Width at front: c. 5.10 metres

The Weißer Löwe was built in 1571. The house name covers not just one house but an entire complex of buildings with two front houses separated by a narrow passage leading to two more rear houses.
The house was built by Josef Oppenheim (died 1593), one of the founders of the famous Oppenheim family, which became important well beyond Frankfurt. One of the branches of this family lived in the Weißer Löwe for several generations. Over the centuries many other families lived in this complex: the visitation list for 1709 shows nine households with over 50 occupants in all.
The social status of the families living in this complex covered a wide range. Josef Oppenheim together with his brother Mosche were very profitably involved in trade in various luxury articles, including silk. Later there were silver merchants living in the house, who were in all likelihood fairly prosperous. There were also various small shopkeepers and peddlers who sold everyday items. Other occupants again were described as doing "nothing", and we have no idea how they lived. As in some other houses, there were several students living in this complex.

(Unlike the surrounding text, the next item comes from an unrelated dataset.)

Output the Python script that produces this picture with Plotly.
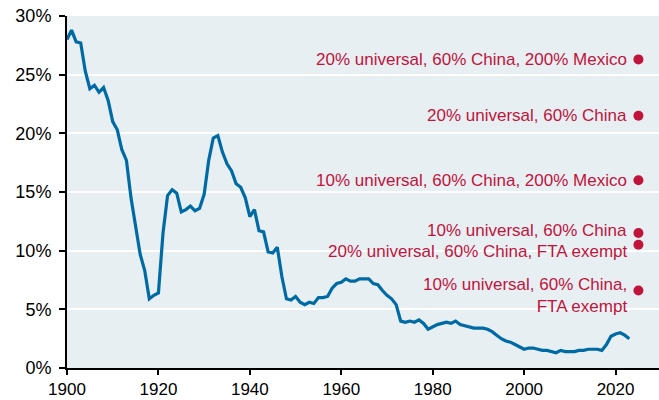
import plotly.graph_objects as go

years = list(range(1900, 2024))
tariff = [28.0, 28.8, 27.8, 27.7, 25.3, 23.8, 24.1, 23.5, 23.9, 22.8,
          21.0, 20.3, 18.6, 17.7, 14.5, 12.0, 9.7, 8.3, 5.9, 6.2,
          6.4, 11.5, 14.7, 15.2, 14.9, 13.3, 13.5, 13.8, 13.4, 13.6,
          14.8, 17.7, 19.6, 19.8, 18.4, 17.4, 16.8, 15.7, 15.4, 14.5,
          12.9, 13.5, 11.7, 11.6, 9.9, 9.8, 10.3, 7.8, 5.9, 5.8,
          6.1, 5.6, 5.4, 5.6, 5.5, 6.0, 6.0, 6.1, 6.8, 7.2,
          7.3, 7.6, 7.4, 7.4, 7.6, 7.6, 7.6, 7.2, 7.1, 6.6,
          6.2, 5.9, 5.4, 4.0, 3.9, 4.0, 3.9, 4.1, 3.8, 3.3,
          3.5, 3.7, 3.8, 3.9, 3.8, 4.0, 3.7, 3.6, 3.5, 3.4,
          3.4, 3.4, 3.3, 3.1, 2.8, 2.5, 2.3, 2.2, 2.0, 1.8,
          1.6, 1.7, 1.7, 1.6, 1.5, 1.5, 1.4, 1.3, 1.5, 1.4,
          1.4, 1.4, 1.5, 1.5, 1.6, 1.6, 1.6, 1.5, 2.0, 2.7,
          2.9, 3.0, 2.8, 2.5]

scenario_year = 2025
scenario_values = [26.3, 21.5, 16.0, 11.5, 10.5, 6.6]
scenario_labels = ["20% universal, 60% China, 200% Mexico",
                   "20% universal, 60% China",
                   "10% universal, 60% China, 200% Mexico",
                   "10% universal, 60% China",
                   "20% universal, 60% China, FTA exempt",
                   "10% universal, 60% China,<br>FTA exempt"]
label_y = [26.3, 21.5, 16.0, 11.68, 9.91, 6.18]

y_ticks = [0, 5, 10, 15, 20, 25, 30]
y_tick_text = [f"{v}%" for v in y_ticks]
x_ticks = [1900, 1920, 1940, 1960, 1980, 2000, 2020]

red = "#c0143c"
blue = "#006aa4"
font_family = "Liberation Sans, Arial, sans-serif"

fig = go.Figure()
fig.add_trace(go.Scatter(x=years, y=tariff, mode="lines",
                         line=dict(color=blue, width=3.2), hoverinfo="skip"))
fig.add_trace(go.Scatter(x=[scenario_year] * len(scenario_values), y=scenario_values,
                         mode="markers", marker=dict(color=red, size=10), hoverinfo="skip"))

for txt, yv in zip(scenario_labels, label_y):
    fig.add_annotation(x=scenario_year, y=yv, xref="x", yref="y", text=txt,
                       showarrow=False, xanchor="right", yanchor="middle",
                       align="right", xshift=-9,
                       font=dict(color=red, size=17, family=font_family))

fig.update_layout(
    width=659, height=400,
    margin=dict(l=67, r=0, t=16, b=32),
    paper_bgcolor="white", plot_bgcolor="#e7eff3",
    showlegend=False,
    font=dict(family=font_family, size=18, color="black"),
)
fig.update_xaxes(range=[1900, 2029.5], tickvals=x_ticks, showgrid=False,
                 showline=True, linecolor="black", linewidth=2,
                 ticks="outside", ticklen=5, tickwidth=2, tickcolor="black",
                 zeroline=False, tickfont=dict(size=17), automargin=False)
fig.update_yaxes(range=[0, 30], tickvals=y_ticks, ticktext=y_tick_text,
                 showgrid=True, gridcolor="white", gridwidth=2,
                 showline=True, linecolor="black", linewidth=2,
                 ticks="outside", ticklen=6, tickwidth=2, tickcolor="black",
                 zeroline=False, tickfont=dict(size=18), ticklabelstandoff=4,
                 automargin=False)

fig.write_html("out.html", config={"displayModeBar": False},
               post_script="document.body.style.margin='0';")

Frankfurt's Judengasse also had its occasional family problems: one household consisted of a man with three young children, whose wife had reportedly left him; an unmarried woman with an illegitimate child is reported in another household.
In the great fires in the Judengasse in 1711, 1721 and 1796 the house was destroyed three times. It was rebuilt after the first two fires, but after the 1796 fire it was decided to redevelop the entire northern end of the Judengasse on spacious lines, in the course of which the house disappeared finally.